■ Recorded information:

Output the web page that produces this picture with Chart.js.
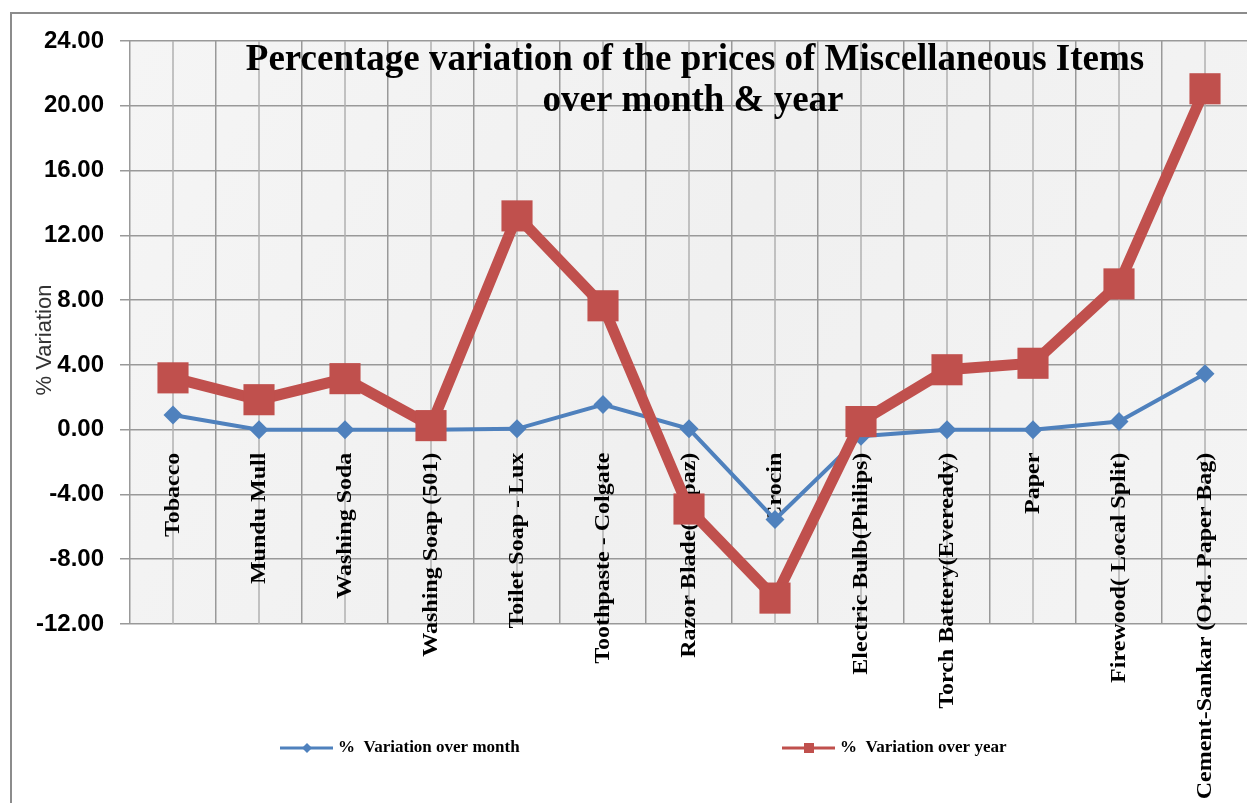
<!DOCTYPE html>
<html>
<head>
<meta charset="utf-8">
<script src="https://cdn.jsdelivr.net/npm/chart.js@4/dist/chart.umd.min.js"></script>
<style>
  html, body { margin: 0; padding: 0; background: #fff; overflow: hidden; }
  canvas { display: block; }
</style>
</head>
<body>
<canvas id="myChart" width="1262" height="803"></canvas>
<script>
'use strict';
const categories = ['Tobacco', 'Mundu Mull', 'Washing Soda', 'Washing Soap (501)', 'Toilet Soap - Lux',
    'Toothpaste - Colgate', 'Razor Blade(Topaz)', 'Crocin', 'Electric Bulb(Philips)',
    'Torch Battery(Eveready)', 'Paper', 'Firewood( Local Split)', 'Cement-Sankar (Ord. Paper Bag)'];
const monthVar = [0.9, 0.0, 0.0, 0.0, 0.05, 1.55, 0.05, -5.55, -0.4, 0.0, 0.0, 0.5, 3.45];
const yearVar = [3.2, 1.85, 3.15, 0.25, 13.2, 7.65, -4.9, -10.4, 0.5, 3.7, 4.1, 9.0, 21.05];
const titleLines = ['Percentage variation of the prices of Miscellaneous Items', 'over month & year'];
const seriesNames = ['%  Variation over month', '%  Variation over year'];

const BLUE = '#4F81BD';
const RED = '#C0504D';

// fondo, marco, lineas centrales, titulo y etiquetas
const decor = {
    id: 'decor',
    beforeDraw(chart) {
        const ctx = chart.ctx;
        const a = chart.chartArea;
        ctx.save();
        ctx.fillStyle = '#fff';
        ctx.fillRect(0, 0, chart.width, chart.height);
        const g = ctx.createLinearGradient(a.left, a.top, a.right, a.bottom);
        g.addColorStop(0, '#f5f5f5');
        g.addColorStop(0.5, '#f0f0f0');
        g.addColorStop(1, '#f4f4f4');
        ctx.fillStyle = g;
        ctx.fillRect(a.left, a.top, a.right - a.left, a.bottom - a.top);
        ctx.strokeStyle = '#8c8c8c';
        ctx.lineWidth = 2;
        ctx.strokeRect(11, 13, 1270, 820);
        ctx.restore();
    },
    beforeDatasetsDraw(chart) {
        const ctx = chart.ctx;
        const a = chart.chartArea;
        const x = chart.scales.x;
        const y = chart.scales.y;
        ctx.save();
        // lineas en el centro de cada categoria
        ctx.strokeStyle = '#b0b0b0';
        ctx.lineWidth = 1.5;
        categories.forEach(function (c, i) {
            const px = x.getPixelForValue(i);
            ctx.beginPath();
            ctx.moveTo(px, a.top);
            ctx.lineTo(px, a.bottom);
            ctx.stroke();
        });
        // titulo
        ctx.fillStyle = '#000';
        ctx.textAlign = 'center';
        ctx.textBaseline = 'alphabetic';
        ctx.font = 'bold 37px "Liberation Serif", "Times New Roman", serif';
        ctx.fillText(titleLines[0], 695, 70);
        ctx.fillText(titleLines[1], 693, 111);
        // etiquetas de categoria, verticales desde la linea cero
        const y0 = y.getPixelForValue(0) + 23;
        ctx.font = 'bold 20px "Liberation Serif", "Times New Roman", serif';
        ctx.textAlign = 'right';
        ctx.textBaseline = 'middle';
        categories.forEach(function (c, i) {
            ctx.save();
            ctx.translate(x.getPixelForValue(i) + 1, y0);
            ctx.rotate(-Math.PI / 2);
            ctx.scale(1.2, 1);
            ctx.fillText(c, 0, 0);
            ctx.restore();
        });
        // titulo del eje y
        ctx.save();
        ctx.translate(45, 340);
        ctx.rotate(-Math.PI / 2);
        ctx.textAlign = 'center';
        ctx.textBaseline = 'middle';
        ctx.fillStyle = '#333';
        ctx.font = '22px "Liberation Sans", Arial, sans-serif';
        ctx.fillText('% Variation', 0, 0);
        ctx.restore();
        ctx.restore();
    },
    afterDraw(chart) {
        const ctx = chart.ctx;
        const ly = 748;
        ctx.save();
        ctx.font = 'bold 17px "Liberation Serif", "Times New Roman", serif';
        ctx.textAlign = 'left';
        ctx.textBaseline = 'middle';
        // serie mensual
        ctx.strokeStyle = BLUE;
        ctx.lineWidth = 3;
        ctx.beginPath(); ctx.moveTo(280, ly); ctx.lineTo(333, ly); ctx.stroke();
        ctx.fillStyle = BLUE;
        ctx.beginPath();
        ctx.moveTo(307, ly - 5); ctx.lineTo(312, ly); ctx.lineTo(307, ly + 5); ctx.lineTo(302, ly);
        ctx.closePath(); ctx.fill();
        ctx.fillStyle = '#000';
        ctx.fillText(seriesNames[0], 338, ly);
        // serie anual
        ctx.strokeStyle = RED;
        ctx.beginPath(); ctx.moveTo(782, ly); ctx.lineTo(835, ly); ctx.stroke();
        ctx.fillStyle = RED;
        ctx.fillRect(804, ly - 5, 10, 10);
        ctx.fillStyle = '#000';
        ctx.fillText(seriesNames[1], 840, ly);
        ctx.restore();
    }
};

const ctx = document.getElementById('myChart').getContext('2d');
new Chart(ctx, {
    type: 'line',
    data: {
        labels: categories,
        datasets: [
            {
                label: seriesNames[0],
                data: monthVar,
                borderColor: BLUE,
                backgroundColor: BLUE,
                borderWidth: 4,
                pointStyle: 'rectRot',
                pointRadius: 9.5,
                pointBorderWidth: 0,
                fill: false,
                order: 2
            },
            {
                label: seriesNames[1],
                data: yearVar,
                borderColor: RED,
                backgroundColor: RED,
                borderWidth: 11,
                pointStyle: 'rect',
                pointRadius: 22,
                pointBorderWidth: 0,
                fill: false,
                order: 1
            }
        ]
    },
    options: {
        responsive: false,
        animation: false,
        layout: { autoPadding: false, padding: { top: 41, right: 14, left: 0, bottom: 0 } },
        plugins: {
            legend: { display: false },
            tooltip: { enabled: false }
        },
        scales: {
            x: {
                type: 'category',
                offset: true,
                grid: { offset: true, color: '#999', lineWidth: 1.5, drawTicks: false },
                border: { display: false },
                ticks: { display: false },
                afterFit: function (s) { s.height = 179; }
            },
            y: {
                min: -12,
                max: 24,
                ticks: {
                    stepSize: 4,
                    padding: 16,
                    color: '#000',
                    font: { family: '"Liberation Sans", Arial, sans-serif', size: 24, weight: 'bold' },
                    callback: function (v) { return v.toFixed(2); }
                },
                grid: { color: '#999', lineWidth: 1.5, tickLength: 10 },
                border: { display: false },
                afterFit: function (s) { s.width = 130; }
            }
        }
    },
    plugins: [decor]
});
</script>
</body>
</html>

■ Set task: Make an exact copy of the lines from the top of the material through the line with "const RED = '#C0504D';", pictures excluded.

■ Output for this task:
Output the web page that produces this picture with Chart.js.
<!DOCTYPE html>
<html>
<head>
<meta charset="utf-8">
<script src="https://cdn.jsdelivr.net/npm/chart.js@4/dist/chart.umd.min.js"></script>
<style>
  html, body { margin: 0; padding: 0; background: #fff; overflow: hidden; }
  canvas { display: block; }
</style>
</head>
<body>
<canvas id="myChart" width="1262" height="803"></canvas>
<script>
'use strict';
const categories = ['Tobacco', 'Mundu Mull', 'Washing Soda', 'Washing Soap (501)', 'Toilet Soap - Lux',
    'Toothpaste - Colgate', 'Razor Blade(Topaz)', 'Crocin', 'Electric Bulb(Philips)',
    'Torch Battery(Eveready)', 'Paper', 'Firewood( Local Split)', 'Cement-Sankar (Ord. Paper Bag)'];
const monthVar = [0.9, 0.0, 0.0, 0.0, 0.05, 1.55, 0.05, -5.55, -0.4, 0.0, 0.0, 0.5, 3.45];
const yearVar = [3.2, 1.85, 3.15, 0.25, 13.2, 7.65, -4.9, -10.4, 0.5, 3.7, 4.1, 9.0, 21.05];
const titleLines = ['Percentage variation of the prices of Miscellaneous Items', 'over month & year'];
const seriesNames = ['%  Variation over month', '%  Variation over year'];

const BLUE = '#4F81BD';
const RED = '#C0504D';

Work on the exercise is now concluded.